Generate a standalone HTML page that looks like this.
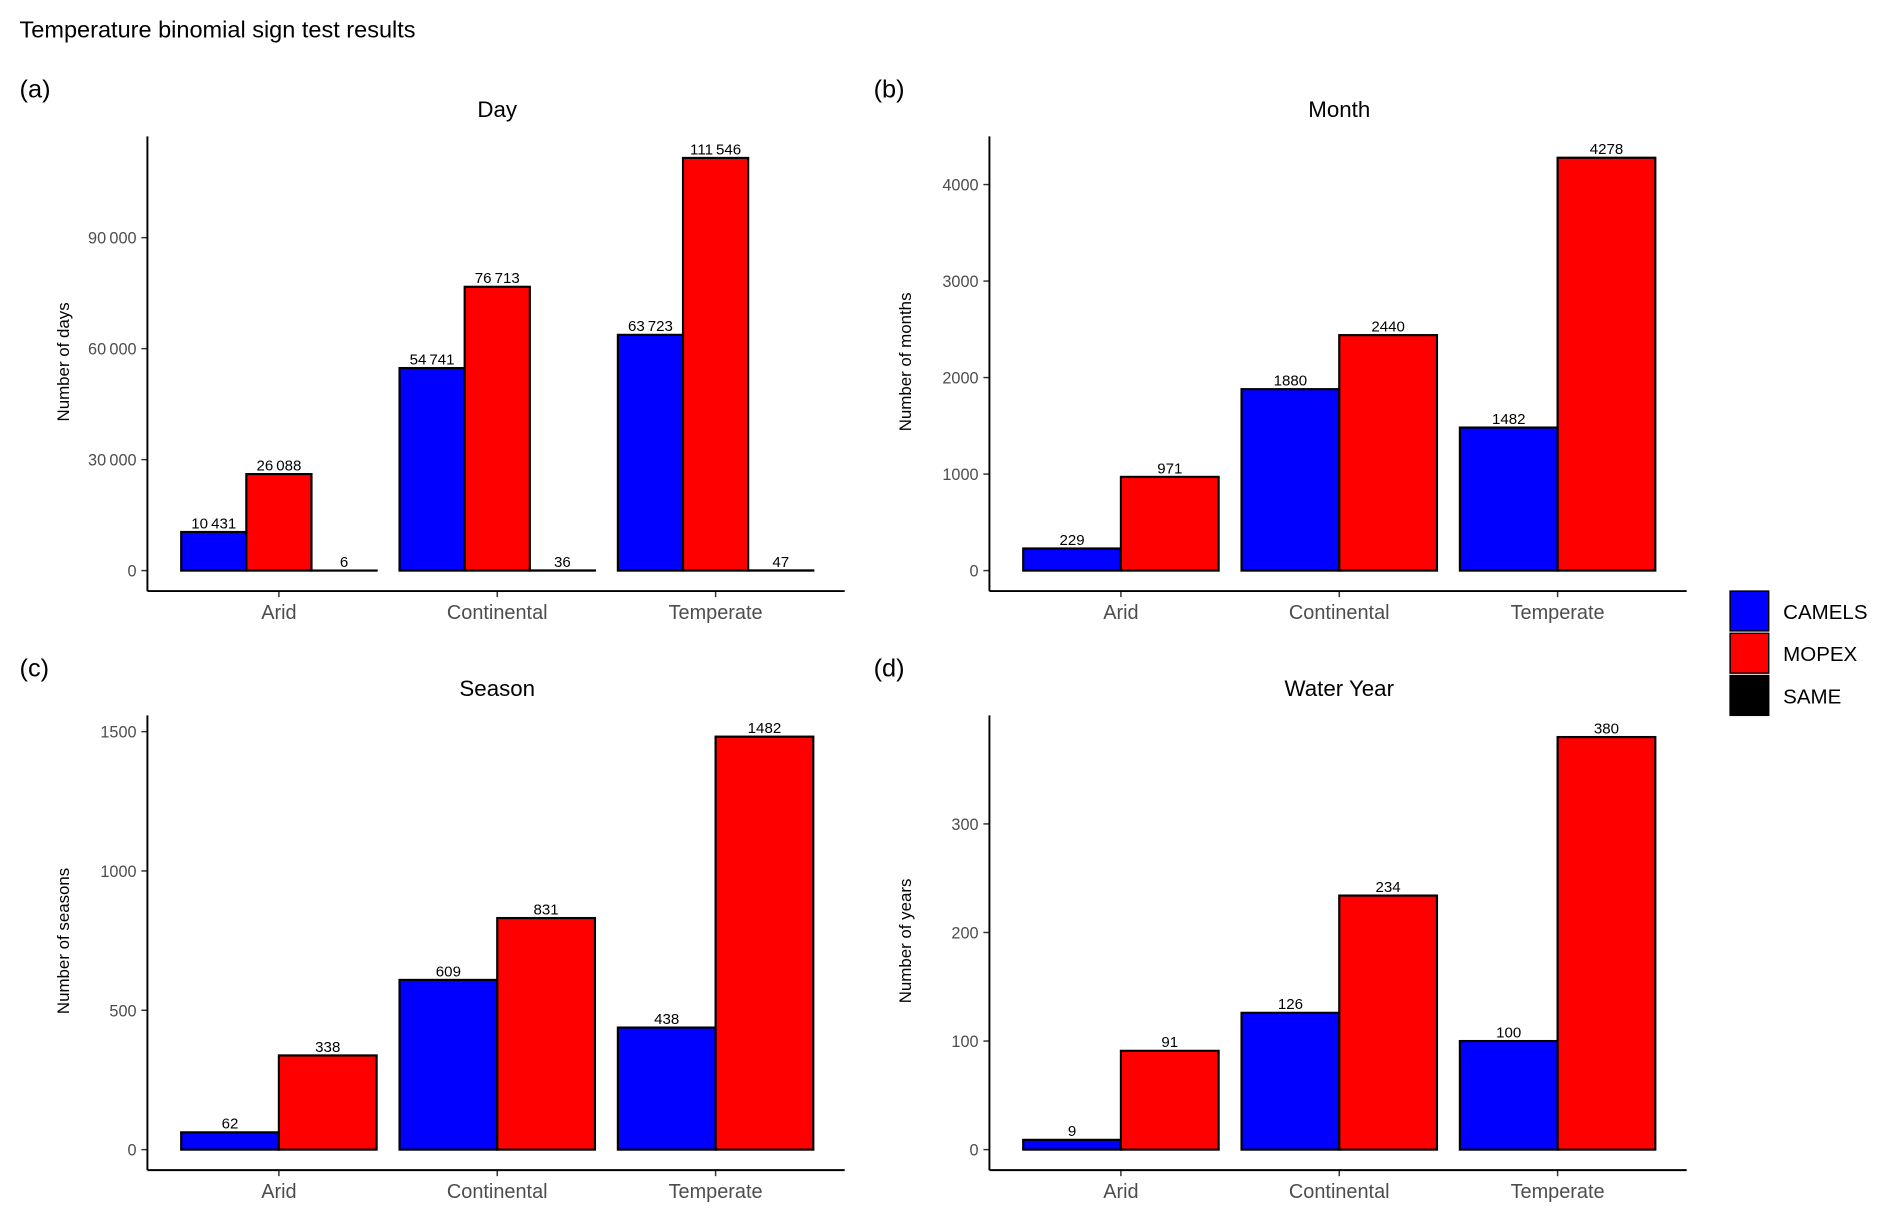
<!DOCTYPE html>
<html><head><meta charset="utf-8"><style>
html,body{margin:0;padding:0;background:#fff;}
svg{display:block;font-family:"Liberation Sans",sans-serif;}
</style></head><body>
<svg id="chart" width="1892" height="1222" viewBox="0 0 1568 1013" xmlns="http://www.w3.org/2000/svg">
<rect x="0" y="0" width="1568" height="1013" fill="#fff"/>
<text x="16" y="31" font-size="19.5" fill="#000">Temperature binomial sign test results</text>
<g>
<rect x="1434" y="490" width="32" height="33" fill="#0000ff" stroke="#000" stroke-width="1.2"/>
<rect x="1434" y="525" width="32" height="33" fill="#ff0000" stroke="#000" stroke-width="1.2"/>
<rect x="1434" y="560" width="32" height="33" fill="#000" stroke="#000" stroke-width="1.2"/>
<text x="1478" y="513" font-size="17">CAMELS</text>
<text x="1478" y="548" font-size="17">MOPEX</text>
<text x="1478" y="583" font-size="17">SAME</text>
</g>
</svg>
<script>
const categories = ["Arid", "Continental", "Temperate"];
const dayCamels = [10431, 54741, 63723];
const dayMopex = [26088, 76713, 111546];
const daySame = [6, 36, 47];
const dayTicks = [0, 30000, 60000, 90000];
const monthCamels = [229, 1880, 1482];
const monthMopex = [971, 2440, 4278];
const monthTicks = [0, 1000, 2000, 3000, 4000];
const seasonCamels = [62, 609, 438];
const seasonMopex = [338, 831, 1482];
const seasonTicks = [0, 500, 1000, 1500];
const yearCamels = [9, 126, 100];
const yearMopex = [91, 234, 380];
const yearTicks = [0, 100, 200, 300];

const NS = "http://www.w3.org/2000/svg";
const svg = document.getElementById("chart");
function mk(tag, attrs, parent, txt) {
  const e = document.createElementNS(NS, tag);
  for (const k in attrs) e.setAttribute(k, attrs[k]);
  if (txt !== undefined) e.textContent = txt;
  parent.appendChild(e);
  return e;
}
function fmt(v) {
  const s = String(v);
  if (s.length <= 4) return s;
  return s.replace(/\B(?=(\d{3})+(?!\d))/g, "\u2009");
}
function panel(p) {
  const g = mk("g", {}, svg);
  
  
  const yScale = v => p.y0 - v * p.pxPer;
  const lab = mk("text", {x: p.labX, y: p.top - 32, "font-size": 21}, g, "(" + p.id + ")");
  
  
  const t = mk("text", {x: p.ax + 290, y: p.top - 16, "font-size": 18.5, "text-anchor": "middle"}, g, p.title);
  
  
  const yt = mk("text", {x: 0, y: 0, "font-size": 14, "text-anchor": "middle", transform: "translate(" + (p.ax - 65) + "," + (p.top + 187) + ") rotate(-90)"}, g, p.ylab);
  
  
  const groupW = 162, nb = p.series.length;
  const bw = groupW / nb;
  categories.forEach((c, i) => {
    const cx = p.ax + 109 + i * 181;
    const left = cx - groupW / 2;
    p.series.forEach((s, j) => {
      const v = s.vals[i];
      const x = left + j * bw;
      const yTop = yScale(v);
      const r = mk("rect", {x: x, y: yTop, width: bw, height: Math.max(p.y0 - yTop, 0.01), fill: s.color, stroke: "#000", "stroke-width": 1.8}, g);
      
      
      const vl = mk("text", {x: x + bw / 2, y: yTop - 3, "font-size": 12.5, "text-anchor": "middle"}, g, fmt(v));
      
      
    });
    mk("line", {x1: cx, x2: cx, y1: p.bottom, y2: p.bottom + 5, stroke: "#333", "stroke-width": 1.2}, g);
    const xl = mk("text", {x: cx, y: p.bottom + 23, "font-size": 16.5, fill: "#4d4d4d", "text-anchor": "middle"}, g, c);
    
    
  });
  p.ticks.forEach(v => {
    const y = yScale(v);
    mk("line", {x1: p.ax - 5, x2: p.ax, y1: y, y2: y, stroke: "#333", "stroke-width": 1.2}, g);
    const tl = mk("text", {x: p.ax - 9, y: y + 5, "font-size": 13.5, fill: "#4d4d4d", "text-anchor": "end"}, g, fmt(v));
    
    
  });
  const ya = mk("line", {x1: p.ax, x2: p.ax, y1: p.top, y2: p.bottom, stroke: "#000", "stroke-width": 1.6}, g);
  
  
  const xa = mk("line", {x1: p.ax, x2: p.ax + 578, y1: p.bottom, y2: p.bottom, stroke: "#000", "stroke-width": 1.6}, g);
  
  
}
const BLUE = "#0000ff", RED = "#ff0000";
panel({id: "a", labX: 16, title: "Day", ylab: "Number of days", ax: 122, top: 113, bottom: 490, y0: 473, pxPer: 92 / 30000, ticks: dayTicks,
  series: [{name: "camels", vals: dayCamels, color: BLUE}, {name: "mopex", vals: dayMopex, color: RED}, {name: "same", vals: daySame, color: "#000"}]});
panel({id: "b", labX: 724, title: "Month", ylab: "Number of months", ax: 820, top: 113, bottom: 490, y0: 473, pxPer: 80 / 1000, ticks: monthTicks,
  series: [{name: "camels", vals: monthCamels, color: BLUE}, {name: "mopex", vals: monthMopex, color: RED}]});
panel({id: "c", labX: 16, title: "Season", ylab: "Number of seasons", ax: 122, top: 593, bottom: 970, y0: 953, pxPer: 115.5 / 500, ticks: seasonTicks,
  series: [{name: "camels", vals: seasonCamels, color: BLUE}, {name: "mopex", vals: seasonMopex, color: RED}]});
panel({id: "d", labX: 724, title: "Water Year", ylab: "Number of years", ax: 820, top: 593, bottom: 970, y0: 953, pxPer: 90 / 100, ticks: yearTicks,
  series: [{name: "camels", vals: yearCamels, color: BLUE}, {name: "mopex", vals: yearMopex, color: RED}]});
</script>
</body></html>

▶ [Requirement]: Return the material exactly as given, apart from the pictures.

▶ [Final result]:
Generate a standalone HTML page that looks like this.
<!DOCTYPE html>
<html><head><meta charset="utf-8"><style>
html,body{margin:0;padding:0;background:#fff;}
svg{display:block;font-family:"Liberation Sans",sans-serif;}
</style></head><body>
<svg id="chart" width="1892" height="1222" viewBox="0 0 1568 1013" xmlns="http://www.w3.org/2000/svg">
<rect x="0" y="0" width="1568" height="1013" fill="#fff"/>
<text x="16" y="31" font-size="19.5" fill="#000">Temperature binomial sign test results</text>
<g>
<rect x="1434" y="490" width="32" height="33" fill="#0000ff" stroke="#000" stroke-width="1.2"/>
<rect x="1434" y="525" width="32" height="33" fill="#ff0000" stroke="#000" stroke-width="1.2"/>
<rect x="1434" y="560" width="32" height="33" fill="#000" stroke="#000" stroke-width="1.2"/>
<text x="1478" y="513" font-size="17">CAMELS</text>
<text x="1478" y="548" font-size="17">MOPEX</text>
<text x="1478" y="583" font-size="17">SAME</text>
</g>
</svg>
<script>
const categories = ["Arid", "Continental", "Temperate"];
const dayCamels = [10431, 54741, 63723];
const dayMopex = [26088, 76713, 111546];
const daySame = [6, 36, 47];
const dayTicks = [0, 30000, 60000, 90000];
const monthCamels = [229, 1880, 1482];
const monthMopex = [971, 2440, 4278];
const monthTicks = [0, 1000, 2000, 3000, 4000];
const seasonCamels = [62, 609, 438];
const seasonMopex = [338, 831, 1482];
const seasonTicks = [0, 500, 1000, 1500];
const yearCamels = [9, 126, 100];
const yearMopex = [91, 234, 380];
const yearTicks = [0, 100, 200, 300];

const NS = "http://www.w3.org/2000/svg";
const svg = document.getElementById("chart");
function mk(tag, attrs, parent, txt) {
  const e = document.createElementNS(NS, tag);
  for (const k in attrs) e.setAttribute(k, attrs[k]);
  if (txt !== undefined) e.textContent = txt;
  parent.appendChild(e);
  return e;
}
function fmt(v) {
  const s = String(v);
  if (s.length <= 4) return s;
  return s.replace(/\B(?=(\d{3})+(?!\d))/g, "\u2009");
}
function panel(p) {
  const g = mk("g", {}, svg);
  
  
  const yScale = v => p.y0 - v * p.pxPer;
  const lab = mk("text", {x: p.labX, y: p.top - 32, "font-size": 21}, g, "(" + p.id + ")");
  
  
  const t = mk("text", {x: p.ax + 290, y: p.top - 16, "font-size": 18.5, "text-anchor": "middle"}, g, p.title);
  
  
  const yt = mk("text", {x: 0, y: 0, "font-size": 14, "text-anchor": "middle", transform: "translate(" + (p.ax - 65) + "," + (p.top + 187) + ") rotate(-90)"}, g, p.ylab);
  
  
  const groupW = 162, nb = p.series.length;
  const bw = groupW / nb;
  categories.forEach((c, i) => {
    const cx = p.ax + 109 + i * 181;
    const left = cx - groupW / 2;
    p.series.forEach((s, j) => {
      const v = s.vals[i];
      const x = left + j * bw;
      const yTop = yScale(v);
      const r = mk("rect", {x: x, y: yTop, width: bw, height: Math.max(p.y0 - yTop, 0.01), fill: s.color, stroke: "#000", "stroke-width": 1.8}, g);
      
      
      const vl = mk("text", {x: x + bw / 2, y: yTop - 3, "font-size": 12.5, "text-anchor": "middle"}, g, fmt(v));
      
      
    });
    mk("line", {x1: cx, x2: cx, y1: p.bottom, y2: p.bottom + 5, stroke: "#333", "stroke-width": 1.2}, g);
    const xl = mk("text", {x: cx, y: p.bottom + 23, "font-size": 16.5, fill: "#4d4d4d", "text-anchor": "middle"}, g, c);
    
    
  });
  p.ticks.forEach(v => {
    const y = yScale(v);
    mk("line", {x1: p.ax - 5, x2: p.ax, y1: y, y2: y, stroke: "#333", "stroke-width": 1.2}, g);
    const tl = mk("text", {x: p.ax - 9, y: y + 5, "font-size": 13.5, fill: "#4d4d4d", "text-anchor": "end"}, g, fmt(v));
    
    
  });
  const ya = mk("line", {x1: p.ax, x2: p.ax, y1: p.top, y2: p.bottom, stroke: "#000", "stroke-width": 1.6}, g);
  
  
  const xa = mk("line", {x1: p.ax, x2: p.ax + 578, y1: p.bottom, y2: p.bottom, stroke: "#000", "stroke-width": 1.6}, g);
  
  
}
const BLUE = "#0000ff", RED = "#ff0000";
panel({id: "a", labX: 16, title: "Day", ylab: "Number of days", ax: 122, top: 113, bottom: 490, y0: 473, pxPer: 92 / 30000, ticks: dayTicks,
  series: [{name: "camels", vals: dayCamels, color: BLUE}, {name: "mopex", vals: dayMopex, color: RED}, {name: "same", vals: daySame, color: "#000"}]});
panel({id: "b", labX: 724, title: "Month", ylab: "Number of months", ax: 820, top: 113, bottom: 490, y0: 473, pxPer: 80 / 1000, ticks: monthTicks,
  series: [{name: "camels", vals: monthCamels, color: BLUE}, {name: "mopex", vals: monthMopex, color: RED}]});
panel({id: "c", labX: 16, title: "Season", ylab: "Number of seasons", ax: 122, top: 593, bottom: 970, y0: 953, pxPer: 115.5 / 500, ticks: seasonTicks,
  series: [{name: "camels", vals: seasonCamels, color: BLUE}, {name: "mopex", vals: seasonMopex, color: RED}]});
panel({id: "d", labX: 724, title: "Water Year", ylab: "Number of years", ax: 820, top: 593, bottom: 970, y0: 953, pxPer: 90 / 100, ticks: yearTicks,
  series: [{name: "camels", vals: yearCamels, color: BLUE}, {name: "mopex", vals: yearMopex, color: RED}]});
</script>
</body></html>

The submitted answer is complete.